** Start of Collected data **

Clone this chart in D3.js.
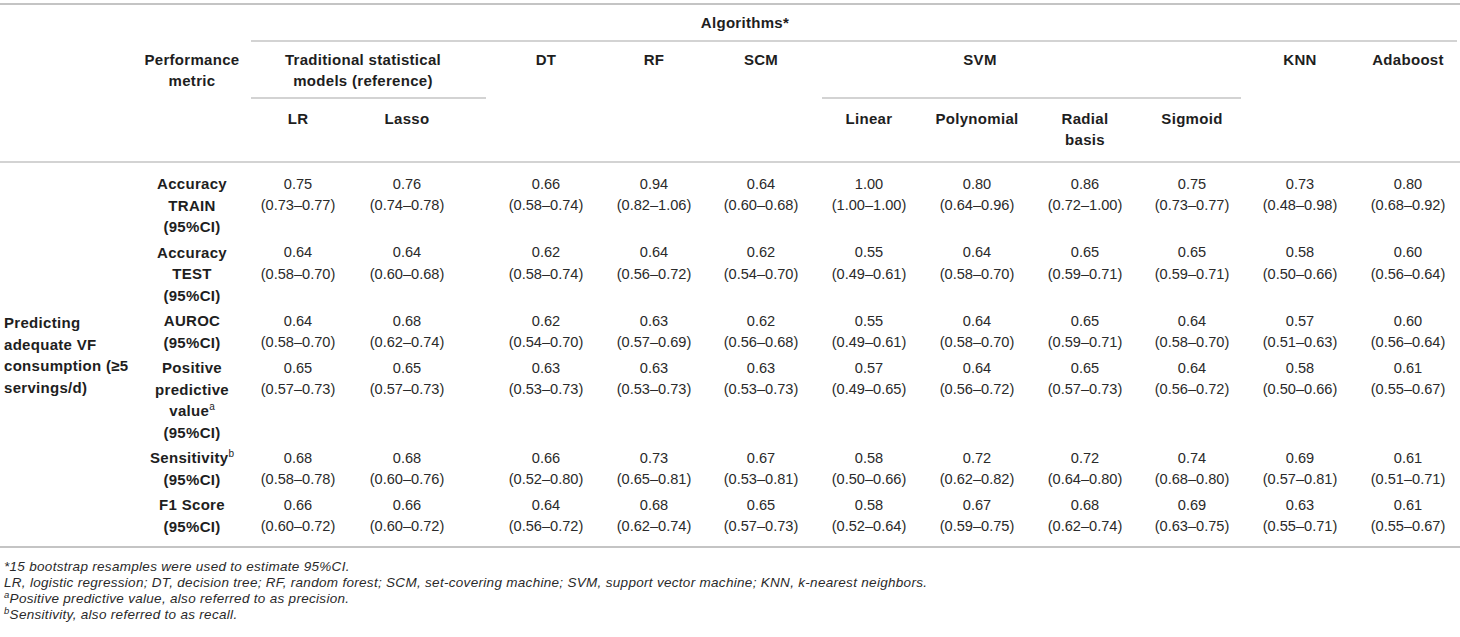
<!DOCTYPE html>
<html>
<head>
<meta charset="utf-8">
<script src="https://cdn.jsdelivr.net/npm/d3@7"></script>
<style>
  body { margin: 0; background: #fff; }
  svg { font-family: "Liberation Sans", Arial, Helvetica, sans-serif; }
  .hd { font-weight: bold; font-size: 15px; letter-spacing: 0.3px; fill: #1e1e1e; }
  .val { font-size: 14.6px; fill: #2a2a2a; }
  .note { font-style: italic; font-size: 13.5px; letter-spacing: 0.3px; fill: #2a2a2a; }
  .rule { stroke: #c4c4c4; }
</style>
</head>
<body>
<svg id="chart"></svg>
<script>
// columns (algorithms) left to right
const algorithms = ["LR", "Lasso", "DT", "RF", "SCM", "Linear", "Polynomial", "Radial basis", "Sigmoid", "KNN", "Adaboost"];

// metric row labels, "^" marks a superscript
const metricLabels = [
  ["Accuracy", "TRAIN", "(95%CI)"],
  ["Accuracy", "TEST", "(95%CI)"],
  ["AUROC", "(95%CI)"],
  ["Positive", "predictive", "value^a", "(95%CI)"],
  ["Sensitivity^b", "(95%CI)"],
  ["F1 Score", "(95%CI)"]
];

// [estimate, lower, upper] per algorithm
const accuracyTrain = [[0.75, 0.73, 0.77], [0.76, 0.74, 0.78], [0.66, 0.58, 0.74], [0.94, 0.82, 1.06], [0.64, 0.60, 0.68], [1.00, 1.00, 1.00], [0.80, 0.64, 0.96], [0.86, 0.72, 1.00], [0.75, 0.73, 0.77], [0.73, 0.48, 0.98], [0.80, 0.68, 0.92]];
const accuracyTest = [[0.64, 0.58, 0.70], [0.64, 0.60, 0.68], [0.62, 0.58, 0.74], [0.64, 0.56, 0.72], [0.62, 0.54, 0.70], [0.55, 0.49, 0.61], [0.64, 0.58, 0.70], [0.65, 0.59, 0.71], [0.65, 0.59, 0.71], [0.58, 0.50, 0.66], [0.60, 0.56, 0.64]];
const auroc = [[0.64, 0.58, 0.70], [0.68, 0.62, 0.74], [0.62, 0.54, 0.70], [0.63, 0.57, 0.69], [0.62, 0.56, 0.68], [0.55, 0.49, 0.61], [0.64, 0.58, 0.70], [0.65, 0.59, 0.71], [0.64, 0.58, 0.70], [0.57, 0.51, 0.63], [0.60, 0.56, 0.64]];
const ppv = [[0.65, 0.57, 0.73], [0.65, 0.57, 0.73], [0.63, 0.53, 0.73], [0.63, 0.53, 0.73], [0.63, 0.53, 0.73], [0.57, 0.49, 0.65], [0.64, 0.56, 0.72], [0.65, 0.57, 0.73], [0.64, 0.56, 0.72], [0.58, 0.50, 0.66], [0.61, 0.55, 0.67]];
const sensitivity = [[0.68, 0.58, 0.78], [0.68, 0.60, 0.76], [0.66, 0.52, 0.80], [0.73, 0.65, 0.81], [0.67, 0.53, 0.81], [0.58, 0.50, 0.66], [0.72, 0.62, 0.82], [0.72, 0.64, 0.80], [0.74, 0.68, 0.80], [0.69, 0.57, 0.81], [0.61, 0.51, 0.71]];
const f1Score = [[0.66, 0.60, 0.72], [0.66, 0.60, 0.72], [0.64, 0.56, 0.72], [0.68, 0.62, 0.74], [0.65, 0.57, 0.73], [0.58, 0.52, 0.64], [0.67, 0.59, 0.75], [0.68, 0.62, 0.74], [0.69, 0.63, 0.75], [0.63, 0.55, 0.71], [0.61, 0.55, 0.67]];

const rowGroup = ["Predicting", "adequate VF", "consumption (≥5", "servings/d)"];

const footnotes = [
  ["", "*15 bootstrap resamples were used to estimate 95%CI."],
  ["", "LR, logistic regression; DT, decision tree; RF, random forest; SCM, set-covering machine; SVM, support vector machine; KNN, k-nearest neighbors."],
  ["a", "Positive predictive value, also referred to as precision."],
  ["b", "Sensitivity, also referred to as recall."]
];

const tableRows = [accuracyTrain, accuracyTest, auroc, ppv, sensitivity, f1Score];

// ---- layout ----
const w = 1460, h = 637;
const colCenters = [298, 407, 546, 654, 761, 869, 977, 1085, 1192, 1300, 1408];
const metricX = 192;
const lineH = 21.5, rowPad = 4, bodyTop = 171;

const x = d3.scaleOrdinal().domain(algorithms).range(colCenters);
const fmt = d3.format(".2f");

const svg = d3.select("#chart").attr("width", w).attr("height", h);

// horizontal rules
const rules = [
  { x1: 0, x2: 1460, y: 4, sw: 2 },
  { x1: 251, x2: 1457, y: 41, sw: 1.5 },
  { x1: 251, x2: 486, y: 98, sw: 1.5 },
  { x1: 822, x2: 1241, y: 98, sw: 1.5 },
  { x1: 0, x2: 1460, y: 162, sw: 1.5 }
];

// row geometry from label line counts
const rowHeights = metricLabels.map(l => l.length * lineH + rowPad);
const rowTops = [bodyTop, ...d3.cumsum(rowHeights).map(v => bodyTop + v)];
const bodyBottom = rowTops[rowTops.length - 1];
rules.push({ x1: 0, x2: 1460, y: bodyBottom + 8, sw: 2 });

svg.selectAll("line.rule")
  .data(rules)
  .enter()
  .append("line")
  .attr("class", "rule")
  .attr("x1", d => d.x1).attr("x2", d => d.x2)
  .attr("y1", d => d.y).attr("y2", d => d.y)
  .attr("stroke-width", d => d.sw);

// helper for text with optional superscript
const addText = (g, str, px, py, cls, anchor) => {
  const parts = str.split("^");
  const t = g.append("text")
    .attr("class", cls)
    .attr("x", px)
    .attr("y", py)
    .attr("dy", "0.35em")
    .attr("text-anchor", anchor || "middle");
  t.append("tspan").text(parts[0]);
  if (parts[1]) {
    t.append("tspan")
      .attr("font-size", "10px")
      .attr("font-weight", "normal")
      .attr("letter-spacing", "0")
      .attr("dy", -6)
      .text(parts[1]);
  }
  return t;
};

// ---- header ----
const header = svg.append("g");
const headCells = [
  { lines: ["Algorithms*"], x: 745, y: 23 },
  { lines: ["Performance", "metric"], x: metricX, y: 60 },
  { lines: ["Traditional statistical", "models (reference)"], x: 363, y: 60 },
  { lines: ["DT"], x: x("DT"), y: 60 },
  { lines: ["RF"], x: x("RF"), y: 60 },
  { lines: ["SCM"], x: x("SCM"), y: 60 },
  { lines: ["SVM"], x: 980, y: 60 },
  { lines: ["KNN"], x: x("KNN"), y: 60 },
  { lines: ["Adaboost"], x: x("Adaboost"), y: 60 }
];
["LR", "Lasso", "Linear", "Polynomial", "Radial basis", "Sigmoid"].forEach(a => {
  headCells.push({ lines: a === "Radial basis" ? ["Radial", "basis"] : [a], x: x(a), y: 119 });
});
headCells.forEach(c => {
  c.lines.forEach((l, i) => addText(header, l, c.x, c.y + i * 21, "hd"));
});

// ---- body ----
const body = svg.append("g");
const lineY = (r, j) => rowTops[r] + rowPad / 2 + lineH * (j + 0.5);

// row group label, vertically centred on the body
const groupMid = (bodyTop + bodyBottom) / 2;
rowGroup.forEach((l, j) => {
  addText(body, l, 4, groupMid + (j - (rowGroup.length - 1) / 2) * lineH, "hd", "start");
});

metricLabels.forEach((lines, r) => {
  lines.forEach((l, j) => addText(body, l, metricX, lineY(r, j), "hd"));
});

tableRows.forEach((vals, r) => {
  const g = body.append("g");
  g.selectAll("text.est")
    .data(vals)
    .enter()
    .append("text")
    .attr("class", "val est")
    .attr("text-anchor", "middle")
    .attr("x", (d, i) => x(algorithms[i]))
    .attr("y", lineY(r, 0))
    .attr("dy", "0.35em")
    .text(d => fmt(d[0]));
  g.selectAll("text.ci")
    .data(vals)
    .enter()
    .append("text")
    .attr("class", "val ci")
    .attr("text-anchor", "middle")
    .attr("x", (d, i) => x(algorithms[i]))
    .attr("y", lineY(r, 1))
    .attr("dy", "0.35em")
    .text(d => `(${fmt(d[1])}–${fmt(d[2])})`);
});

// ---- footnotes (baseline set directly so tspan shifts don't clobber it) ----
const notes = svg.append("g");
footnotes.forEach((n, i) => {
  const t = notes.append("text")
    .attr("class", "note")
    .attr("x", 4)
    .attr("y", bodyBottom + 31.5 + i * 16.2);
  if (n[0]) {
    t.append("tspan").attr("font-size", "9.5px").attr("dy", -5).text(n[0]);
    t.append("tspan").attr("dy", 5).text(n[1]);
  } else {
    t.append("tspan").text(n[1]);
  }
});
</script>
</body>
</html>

** End of Collected data **

# [Request]
Using the listing above, gather each line that holds the string "chart" and copy it.

# [Completed exercise]
Clone this chart in D3.js.
<svg id="chart"></svg>
const svg = d3.select("#chart").attr("width", w).attr("height", h);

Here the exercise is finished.